O que é responsabilidade afetiva?

Matheus Ribeiro

Matheus Ribeiro

Assim como sabemos que depois do inverno vem a primavera, também é certo que volta e meia o povo da internet gosta de discutir sobre responsabilidade afetiva. O tema é tão polêmico e envolvente justamente pela natureza complexa e até um pouco paradoxal do conceito. Como poderíamos ser responsáveis por algo que não controlamos? Mais ainda, em que sentido temos algo a ver com o afeto do outro?

Exemplos sempre ajudam. Imagine que você está casado e feliz há 20 anos, em um relacionamento monogâmico. Um dia, conhece uma nova pessoa e se apaixona no maior estilo filme adolescente. Seu cotidiano é consumido por pensamentos e sentimentos de culpa e mesmo pela possibilidade de trair seu parceiro, por quem, após tanto tempo, você nutre profundo companheirismo. O que seria responsabilidade afetiva nesse caso? Calar o sentimento, guardar para si na expectativa de que alguma hora ele passe? Reprimir-se pelo matrimônio? Ou talvez atender ao desejo pulsante em nome de uma vida livre?
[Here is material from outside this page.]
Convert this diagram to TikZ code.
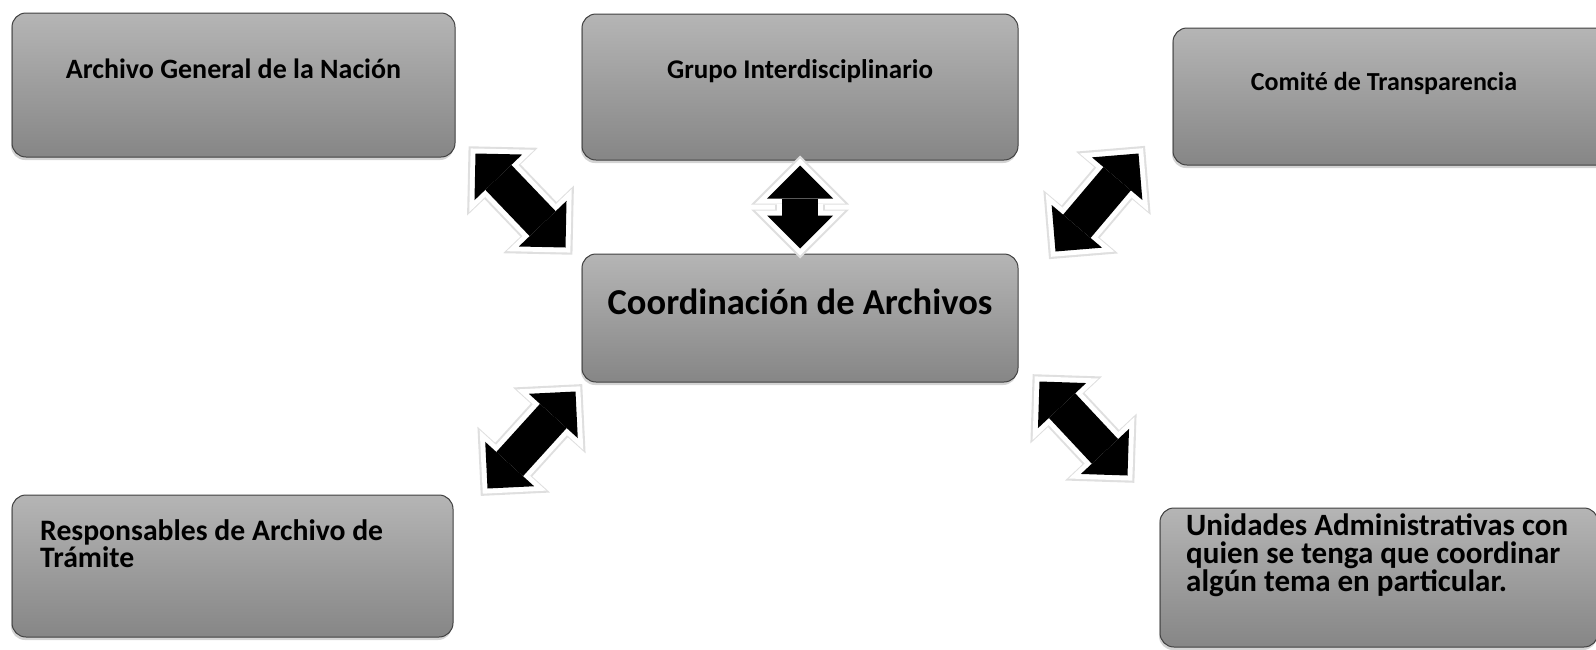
\documentclass[tikz,border=0pt]{standalone}
\usepackage{fontspec}
\setmainfont{Carlito}
\usetikzlibrary{arrows.meta, shadows}

\tikzset{
  box/.style={rectangle, rounded corners=14pt, draw=black!75, line width=1pt,
    top color=gray!58, bottom color=gray!95,
    drop shadow={shadow xshift=-1pt, shadow yshift=-3pt, opacity=.35}},
  boxtext/.style={inner sep=0pt, font=\bfseries\fontsize{#1}{28}\selectfont},
  boxtext/.default=27,
  Fat/.tip={Triangle[width=66pt,length=33pt,line width=0pt]},
  Glow/.tip={Triangle[width=90pt,length=45pt,line width=0pt]},
  Rim/.tip={Triangle[width=98pt,length=49pt,line width=0pt]},
  link/.style={Fat-Fat, draw=black, line width=36pt,
    preaction={draw=gray!25, line width=50pt, Rim-Rim, shorten <=-10pt, shorten >=-10pt},
    preaction={draw=white, line width=46pt, Glow-Glow, shorten <=-7pt, shorten >=-7pt}},
}

\begin{document}
\begin{tikzpicture}[x=1pt, y=-1pt]
\useasboundingbox (0,0) rectangle (1596,649);
\clip (0,0) rectangle (1596,649);

% cajas
\node[box, minimum width=443pt, minimum height=144pt] (agn) at (233.5,85) {};
\node[box, minimum width=436pt, minimum height=146pt] (gi) at (800,87) {};
\node[box, minimum width=444pt, minimum height=137pt] (ct) at (1395,96.5) {};
\node[box, minimum width=436pt, minimum height=128pt] (coord) at (800,318) {};
\node[box, minimum width=441pt, minimum height=142pt] (rat) at (232.5,566) {};
\node[box, minimum width=438pt, minimum height=139pt] (ua) at (1379,577.5) {};

% textos
\node[boxtext=28, anchor=base] (agn-t) at (233.5,78) {Archivo General de la Nación};
\node[boxtext, anchor=base] (gi-t) at (800,78) {Grupo Interdisciplinario};
\node[boxtext=26, anchor=base] (ct-t) at (1384,90) {Comité de Transparencia};
\node[boxtext=36.5, anchor=base] (coord-t) at (800,314) {Coordinación de Archivos};
\node[boxtext=29.7, anchor=north west, align=left, font=\bfseries\fontsize{29.7}{27}\selectfont]
  (rat-t) at (40,519) {Responsables de Archivo de\\Trámite};
\node[boxtext=31, anchor=north west, align=left] (ua-t) at (1186,513)
  {Unidades Administrativas con\\quien se tenga que coordinar\\algún tema en particular.};

% flechas
\coordinate (a1s) at ([shift={(20,-4)}]agn.south east);
\coordinate (a1e) at ([shift={(-16,-6)}]coord.north west);
\coordinate (a2s) at ([shift={(0,5)}]gi.south);
\coordinate (a2e) at ([shift={(0,-5)}]coord.north);
\coordinate (a3s) at ([shift={(-34,-12)}]ct.south west);
\coordinate (a3e) at ([shift={(37,-2)}]coord.north east);
\coordinate (a4s) at ([shift={(-6,9)}]coord.south west);
\coordinate (a4e) at ([shift={(34,-6)}]rat.north east);
\coordinate (a5s) at ([shift={(21,-1)}]coord.south east);
\coordinate (a5e) at ([shift={(-32,-32)}]ua.north west);

\draw[link] (a1s) -- (a1e);
\draw[link] (a2s) -- (a2e);
\draw[link] (a3s) -- (a3e);
\draw[link] (a4s) -- (a4e);
\draw[link] (a5s) -- (a5e);

\end{tikzpicture}
\end{document}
A responsabilidade afetiva é com o afeto de quem?

Se tem algo que as horas de consultório proporcionam aos terapeutas são ainda mais dúvidas, ou melhor, a certeza absoluta de que afetos não são nada simples. Tal qual filhos rebeldes, eles não se importam com normas, valores ou acordos de bom convívio. Precisamente por isso, Freud acreditava que algum nível de repressão era necessário para a vida em sociedade (tema para ser discutido em outro momento). Aliás, se tem algo que o pai da psicanálise fez muito bem foi mostrar que não somos senhores de nossa própria casa. Se nem nós mesmos conseguimos compreender nossos desejos, como exigir transparência num relacionamento amoroso?
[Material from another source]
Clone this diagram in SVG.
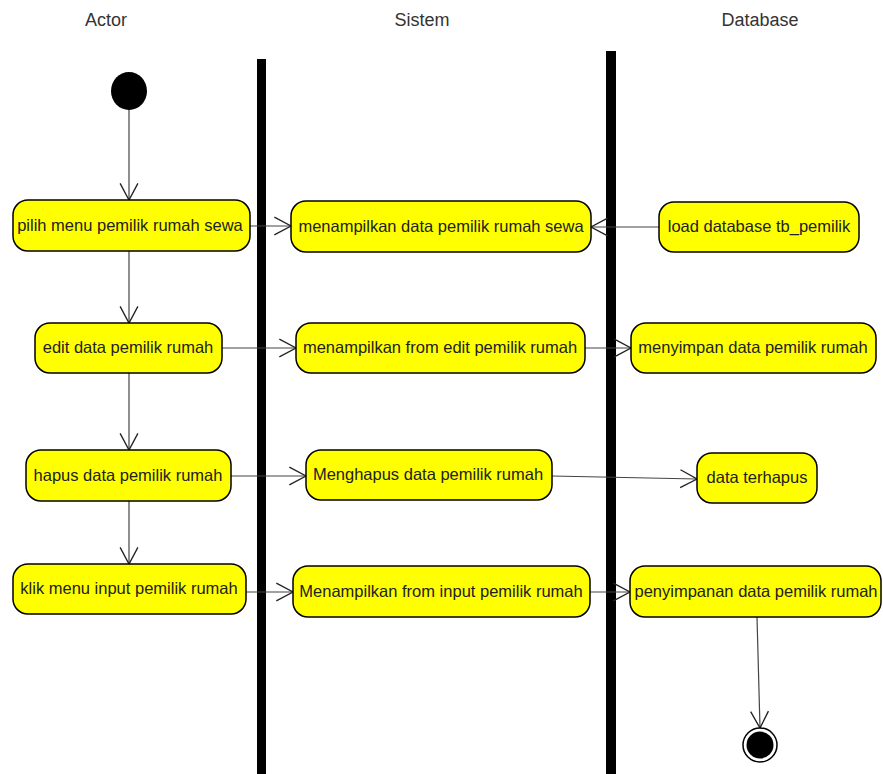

O panorama é o seguinte: somos sujeitos de carne, osso e afetos vagando pelo mundo. Nessas errâncias, ocorre o frequente milagre do encontro, no qual nos iludimos (ou estamos corretos, vai saber!) que o outro pode dar o que nos falta. Nesses encontros nos alegramos, entristecemos, rimos, choramos, nos angustiamos, entre outras mil possíveis experiências. Mas nunca chegamos a eliminar completamente a falta, nunca nos tornamos um todo fechado – por mais que muitos tentem – porque o tempo sempre passa e o mundo sempre bate na porta.
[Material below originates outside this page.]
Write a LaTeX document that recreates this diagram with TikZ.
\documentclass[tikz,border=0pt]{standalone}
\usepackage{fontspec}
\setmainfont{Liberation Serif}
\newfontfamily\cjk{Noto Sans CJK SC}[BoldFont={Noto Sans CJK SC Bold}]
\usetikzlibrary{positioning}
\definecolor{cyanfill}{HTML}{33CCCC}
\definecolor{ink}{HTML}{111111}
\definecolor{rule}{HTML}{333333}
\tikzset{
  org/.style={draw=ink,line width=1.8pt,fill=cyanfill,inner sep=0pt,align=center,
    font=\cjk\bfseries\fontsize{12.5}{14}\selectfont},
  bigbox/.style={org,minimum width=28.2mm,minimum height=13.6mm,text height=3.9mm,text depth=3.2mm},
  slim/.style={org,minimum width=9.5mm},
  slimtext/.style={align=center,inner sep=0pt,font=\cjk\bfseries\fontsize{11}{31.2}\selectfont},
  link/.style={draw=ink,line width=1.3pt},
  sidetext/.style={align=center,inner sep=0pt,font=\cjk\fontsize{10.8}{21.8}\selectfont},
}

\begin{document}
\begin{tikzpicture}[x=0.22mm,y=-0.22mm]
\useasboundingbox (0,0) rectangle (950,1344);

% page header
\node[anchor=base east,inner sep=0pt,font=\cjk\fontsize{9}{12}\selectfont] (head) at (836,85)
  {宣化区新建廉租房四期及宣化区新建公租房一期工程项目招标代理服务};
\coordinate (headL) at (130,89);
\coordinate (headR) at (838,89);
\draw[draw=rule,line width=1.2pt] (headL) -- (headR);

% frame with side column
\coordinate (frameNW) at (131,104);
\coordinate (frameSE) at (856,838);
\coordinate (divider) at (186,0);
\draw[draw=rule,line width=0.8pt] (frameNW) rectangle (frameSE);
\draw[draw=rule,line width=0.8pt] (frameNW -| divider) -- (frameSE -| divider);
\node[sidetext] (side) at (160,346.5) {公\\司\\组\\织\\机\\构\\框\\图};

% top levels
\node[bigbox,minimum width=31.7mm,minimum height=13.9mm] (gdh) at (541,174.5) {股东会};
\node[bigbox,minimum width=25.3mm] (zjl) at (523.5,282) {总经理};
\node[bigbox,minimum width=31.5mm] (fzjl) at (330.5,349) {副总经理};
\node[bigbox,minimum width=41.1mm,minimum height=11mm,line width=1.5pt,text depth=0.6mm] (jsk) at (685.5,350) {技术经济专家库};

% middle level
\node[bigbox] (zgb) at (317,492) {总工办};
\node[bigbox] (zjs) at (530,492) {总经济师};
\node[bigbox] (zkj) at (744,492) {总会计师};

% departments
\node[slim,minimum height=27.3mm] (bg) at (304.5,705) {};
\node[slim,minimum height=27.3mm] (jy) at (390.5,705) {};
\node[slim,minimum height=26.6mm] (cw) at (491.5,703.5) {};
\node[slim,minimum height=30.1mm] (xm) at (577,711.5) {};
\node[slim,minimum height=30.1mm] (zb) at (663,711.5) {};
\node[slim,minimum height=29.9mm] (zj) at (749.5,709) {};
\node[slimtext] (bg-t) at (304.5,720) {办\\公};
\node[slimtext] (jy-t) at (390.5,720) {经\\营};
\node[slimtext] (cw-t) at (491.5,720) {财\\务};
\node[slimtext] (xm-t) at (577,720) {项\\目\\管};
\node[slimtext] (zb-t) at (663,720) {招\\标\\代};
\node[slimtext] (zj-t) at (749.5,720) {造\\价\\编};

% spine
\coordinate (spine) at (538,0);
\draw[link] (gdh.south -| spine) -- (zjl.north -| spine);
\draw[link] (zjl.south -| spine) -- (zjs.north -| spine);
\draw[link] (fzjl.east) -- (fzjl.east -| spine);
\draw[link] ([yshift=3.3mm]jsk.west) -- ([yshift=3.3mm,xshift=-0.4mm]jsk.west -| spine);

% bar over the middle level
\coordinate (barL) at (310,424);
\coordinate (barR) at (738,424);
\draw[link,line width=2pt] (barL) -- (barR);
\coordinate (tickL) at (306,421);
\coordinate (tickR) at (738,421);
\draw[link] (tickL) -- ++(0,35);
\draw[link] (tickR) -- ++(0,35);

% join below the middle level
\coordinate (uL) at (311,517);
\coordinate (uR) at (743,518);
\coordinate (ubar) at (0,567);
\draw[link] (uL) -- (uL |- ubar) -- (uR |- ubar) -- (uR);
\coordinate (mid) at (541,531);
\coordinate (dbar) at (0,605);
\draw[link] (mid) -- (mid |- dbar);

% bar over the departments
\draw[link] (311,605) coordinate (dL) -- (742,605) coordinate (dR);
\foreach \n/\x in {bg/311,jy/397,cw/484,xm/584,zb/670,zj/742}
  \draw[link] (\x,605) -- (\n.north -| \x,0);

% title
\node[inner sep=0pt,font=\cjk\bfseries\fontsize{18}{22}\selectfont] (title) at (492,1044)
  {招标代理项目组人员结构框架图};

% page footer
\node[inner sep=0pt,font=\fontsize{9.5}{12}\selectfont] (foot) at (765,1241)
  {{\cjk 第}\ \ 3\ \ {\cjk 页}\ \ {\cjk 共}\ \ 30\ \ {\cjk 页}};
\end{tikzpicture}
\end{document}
Responsabilidade afetiva, na minha compreensão, não é nada mais do que a admissão dessa incompletude – desse lugar de vulnerabilidade. Ser responsável é estar comprometido eticamente com o fato de que não escolhemos o que sentimos e, ao mesmo tempo, apesar de tudo isso, ainda queremos compartilhar a jornada e o mundo com essas pessoas tão especiais que elegemos como destinatários de nosso amor. E o amor é lindo.